Tuck attended Lausanne University before attending Dartmouth College in Hanover, New Hampshire, from where he graduated in 1914. While studying at Oxford University, World War I broke out. Tuck left school and volunteered with the British Army, serving as a Captain with the Seaforth Highlanders from 1914 to 1918. He was wounded twice and was awarded the British Military Cross in 1917 by King George V at Buckingham Palace. He was promoted to Brigade major and general staff officer of Field Marshal Lord Byng's Third Army in France.

==Career==
In the early 1920s, Tuck represented "American manufacturing interests abroad" and was conducting his business on the Place Vendôme in Paris. He served as a director of the American Machine and Foundry Company for many years. In 1941, he retired as a special partner in stock exchange firm of Cohu & Torrey.

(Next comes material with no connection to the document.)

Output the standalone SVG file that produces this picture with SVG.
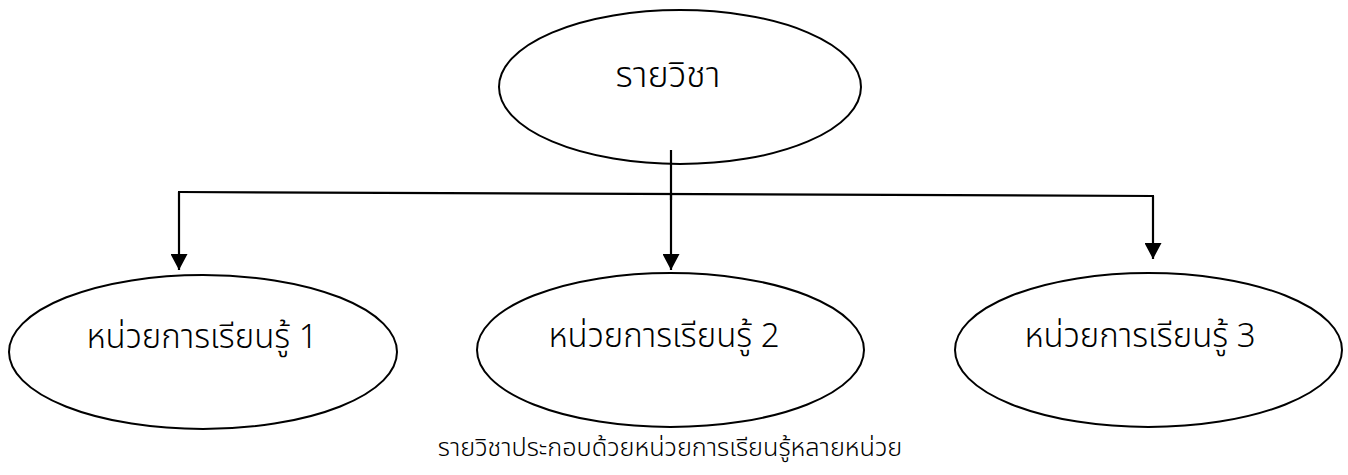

During World War II, he volunteered with the U.S. Air Force as an intelligence officer and served as a Captain from 1942 to 1945 in Italy.

==Personal life==
Tuck was married four times during his lifetime. His first marriage was to Eugenie Ambrose ( Philbin) Wetmore (1893–1931) at City Hall in the 16th arrondissement of Paris. Eugenie, the former wife of writer Louis H. Wetmore, was a daughter of Judge Eugene A. Philbin and Jessie Marie ( Holladay) Philbin, in 1923. During their marriage, they lived in Paris before moving to New York City where they lived at 1125 Park Avenue. Before her death, they were the parents of:

- Eugénie Marshall Tuck (1924–2017), a debutante who married John Remington Northrop (1920–1944), in 1943. After he was killed in action over France during World War II, she married Lyman Beeman, Jr. of Glen Falls, New York in 1947.
- Alexandra Somerville Tuck (1926–1993), who married Philip Cornelius Walsh (1921–2010) of Lima, Peru in 1945.
- John Marshall Tuck (1928–1983)

His wife died at Saranac Lake on May 26, 1931.

===Second marriage===
After her death, he married Margaret ( Screven) White (1903–1964) at the summer home of her aunt, Mrs. H. Snowden Marshall (wife of Tuck's uncle, H. Snowden Marshall), in Ridgefield, Connecticut in 1932. The bride's brother, Franklin B. Screven, was her attendant, and Tuck's best man was Rufus L. Patterson (founder of American Machine and Foundry). Margaret, a daughter of Franklin Buchanan Screven, was the former wife of Fitzhugh White of Savannah, Georgia. A few hours after obtaining a divorce in Reno, Nevada from Tuck, Margaret married diplomat Angier Biddle Duke in November 1940.

===Third marriage===
In 1942, while living in Tuxedo Park, New York, Tuck married Princess Donna Christiana ( Torlonia) Lord at the home of the bride's uncle and aunt at 25 Sutton Place, in 1942. At the wedding her sister, Princess Donna Marina Torlonia di Civitella-Cesi (wife of Francis Xavier Shields), was her only attendant and Tuck's best man was Monroe Robinson (son of Corinne Roosevelt Robinson and nephew of President Theodore Roosevelt). Donna Christiana, the former wife of Daniel Lord, was a daughter of Marino Torlonia, 4th Prince of Civitella-Cesi and the American heiress Mary Elsie Moore. Among her siblings were Don Alessandro Torlonia, 5th Prince di Civitella-Cesi (who married Infanta Beatriz of Spain, daughter of King Alfonso XIII of Spain). They divorced in September 1945.

===Fourth marriage===
In 1946, Tuck married Edith Eleanor ( Holt) Richmond (1898–1982) at Christ Church Chapel in New York. Edith, the widow of Lawrence E. Richmond, was a daughter of Frank A. Holt and Anna ( Reynolds) Holt of Pasadena, California. The lived at 812 Park Avenue, before moving to Geneva in 1948 where they lived until his death and where Tuck was a president of the American Club and senior warden in the American Church.

Tuck died in Geneva, Switzerland on March 18, 1955. After his death, his widow married Charles Farwell Winston (a grandson of diplomat Frederick Hampden Winston).